By varying the volume and pitch of the chords, and occasionally beating the side of his ukulele, Shimabukuro made the songs his own. The performance wasn’t just a guy singing and playing the ukulele, it was a guy using the ukulele to change and expand the meaning of the music he covered. The audience couldn’t help but smile during his performances and cheer wildly when they were over.

First-year UCSB student Lauren Cox was amazed by his performance.

“He was really good. I don’t know what else to say. I’ve never seen anyone play the ukulele like that before,” said Cox.

The warm feeling that Shimabukuro brought to the Storke Plaza audience in the afternoon was similarly felt by the Campbell Hall audience later that day as they were mesmerized by the plucking and strumming of the ukulele’s strings. This time, the audience consisted of more adult locals and alumni with their children, as well as the expected students in the mix.

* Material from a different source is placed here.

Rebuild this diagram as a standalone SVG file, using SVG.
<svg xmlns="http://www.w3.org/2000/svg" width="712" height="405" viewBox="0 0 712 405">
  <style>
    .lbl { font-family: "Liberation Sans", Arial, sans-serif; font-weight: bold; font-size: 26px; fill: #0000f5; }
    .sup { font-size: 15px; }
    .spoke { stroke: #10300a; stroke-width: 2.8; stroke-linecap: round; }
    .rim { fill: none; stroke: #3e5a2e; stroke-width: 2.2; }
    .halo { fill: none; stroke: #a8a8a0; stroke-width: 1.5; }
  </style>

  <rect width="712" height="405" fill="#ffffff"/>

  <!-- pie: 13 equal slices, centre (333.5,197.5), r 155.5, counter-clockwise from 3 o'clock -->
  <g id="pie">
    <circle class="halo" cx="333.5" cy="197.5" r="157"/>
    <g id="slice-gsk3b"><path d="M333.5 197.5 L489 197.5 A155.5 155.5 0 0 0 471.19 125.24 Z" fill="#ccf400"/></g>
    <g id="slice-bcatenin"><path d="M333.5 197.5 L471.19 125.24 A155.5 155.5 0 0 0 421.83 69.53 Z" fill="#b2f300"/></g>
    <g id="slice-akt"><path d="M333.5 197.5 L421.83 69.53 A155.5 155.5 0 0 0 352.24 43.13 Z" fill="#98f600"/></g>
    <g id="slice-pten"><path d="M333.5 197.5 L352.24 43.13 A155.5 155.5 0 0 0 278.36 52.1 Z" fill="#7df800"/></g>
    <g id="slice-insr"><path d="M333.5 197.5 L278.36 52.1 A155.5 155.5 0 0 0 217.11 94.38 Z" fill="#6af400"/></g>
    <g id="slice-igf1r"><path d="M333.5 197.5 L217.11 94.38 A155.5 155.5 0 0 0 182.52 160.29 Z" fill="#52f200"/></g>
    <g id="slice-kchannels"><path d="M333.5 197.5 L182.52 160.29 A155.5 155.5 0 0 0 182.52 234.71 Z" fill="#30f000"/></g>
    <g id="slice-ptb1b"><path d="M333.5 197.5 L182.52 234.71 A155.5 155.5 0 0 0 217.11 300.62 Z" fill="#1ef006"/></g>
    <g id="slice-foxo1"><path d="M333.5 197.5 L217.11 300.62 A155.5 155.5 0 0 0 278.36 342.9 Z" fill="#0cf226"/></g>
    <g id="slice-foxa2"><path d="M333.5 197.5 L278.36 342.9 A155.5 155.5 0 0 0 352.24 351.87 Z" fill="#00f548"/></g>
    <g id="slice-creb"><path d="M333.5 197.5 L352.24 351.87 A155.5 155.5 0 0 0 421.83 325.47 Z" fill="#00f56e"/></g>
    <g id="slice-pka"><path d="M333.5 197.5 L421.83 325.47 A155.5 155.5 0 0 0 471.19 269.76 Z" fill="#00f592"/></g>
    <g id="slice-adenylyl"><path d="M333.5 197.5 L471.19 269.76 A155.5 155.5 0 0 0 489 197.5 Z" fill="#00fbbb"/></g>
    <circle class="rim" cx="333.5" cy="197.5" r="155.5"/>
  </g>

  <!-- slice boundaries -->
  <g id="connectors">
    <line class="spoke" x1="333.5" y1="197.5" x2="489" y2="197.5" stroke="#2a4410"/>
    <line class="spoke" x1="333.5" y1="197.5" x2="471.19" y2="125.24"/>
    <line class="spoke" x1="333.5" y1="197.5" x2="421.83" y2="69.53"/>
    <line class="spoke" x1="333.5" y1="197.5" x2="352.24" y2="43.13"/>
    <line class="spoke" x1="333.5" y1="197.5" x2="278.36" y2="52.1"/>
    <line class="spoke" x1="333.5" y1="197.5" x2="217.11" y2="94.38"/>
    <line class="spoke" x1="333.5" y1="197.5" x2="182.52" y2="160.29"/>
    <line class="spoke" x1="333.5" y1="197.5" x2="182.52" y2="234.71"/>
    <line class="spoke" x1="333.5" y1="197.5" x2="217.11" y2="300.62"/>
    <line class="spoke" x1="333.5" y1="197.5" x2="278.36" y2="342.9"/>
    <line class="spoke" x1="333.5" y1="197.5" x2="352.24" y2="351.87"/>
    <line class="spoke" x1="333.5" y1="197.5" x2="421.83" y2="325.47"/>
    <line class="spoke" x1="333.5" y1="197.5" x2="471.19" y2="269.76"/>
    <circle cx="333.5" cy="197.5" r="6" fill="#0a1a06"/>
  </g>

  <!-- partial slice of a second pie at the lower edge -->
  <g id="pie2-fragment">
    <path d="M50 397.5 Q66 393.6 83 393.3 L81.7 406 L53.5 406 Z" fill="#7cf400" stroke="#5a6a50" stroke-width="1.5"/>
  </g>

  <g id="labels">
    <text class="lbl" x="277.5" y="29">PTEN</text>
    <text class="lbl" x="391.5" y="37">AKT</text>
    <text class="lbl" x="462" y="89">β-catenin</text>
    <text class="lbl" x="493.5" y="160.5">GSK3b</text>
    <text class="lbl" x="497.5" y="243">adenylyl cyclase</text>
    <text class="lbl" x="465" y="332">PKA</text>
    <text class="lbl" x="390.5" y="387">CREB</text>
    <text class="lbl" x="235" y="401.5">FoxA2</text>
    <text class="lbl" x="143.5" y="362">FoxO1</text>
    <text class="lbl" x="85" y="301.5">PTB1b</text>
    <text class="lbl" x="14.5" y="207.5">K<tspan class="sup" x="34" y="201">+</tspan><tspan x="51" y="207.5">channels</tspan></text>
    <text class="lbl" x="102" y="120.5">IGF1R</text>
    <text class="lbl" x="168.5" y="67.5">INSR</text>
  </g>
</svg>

Even though he repeated some of the same lines he spoke in the afternoon and repeated some of the same songs, the performances still felt fresh and new. He further showcased his talent by broadening his range of musical genres to include the “ukulele flamenco” and other soulful, emotional selections in addition to more love songs, covers, and story-telling compositions.

Audience members were able to emotionally connect with Shimabukuro because listeners could easily tell that he was very attached to his music. His ability to play both fast-paced, crazy songs as well as slower, more relaxing songs proved to the audience that he was indeed a master of the ukulele and not just some kid who got lucky on YouTube.

The audience displayed their adoration of Shimabukuro with a standing ovation, prompting him to play one last song called “Crazy G’s,” which reflected his Hawaiian heritage. He also showed support of his Japanese heritage through folk songs and a donation box for the Japanese Red Cross.

Shimabukuro offered a last piece of advice to those who play an instrument.

“It doesn’t matter what instrument you play, just play songs that you enjoy because that will always motivate you to pick up your instrument and practice. If you do, you will always feel good and look forward to music,” he said.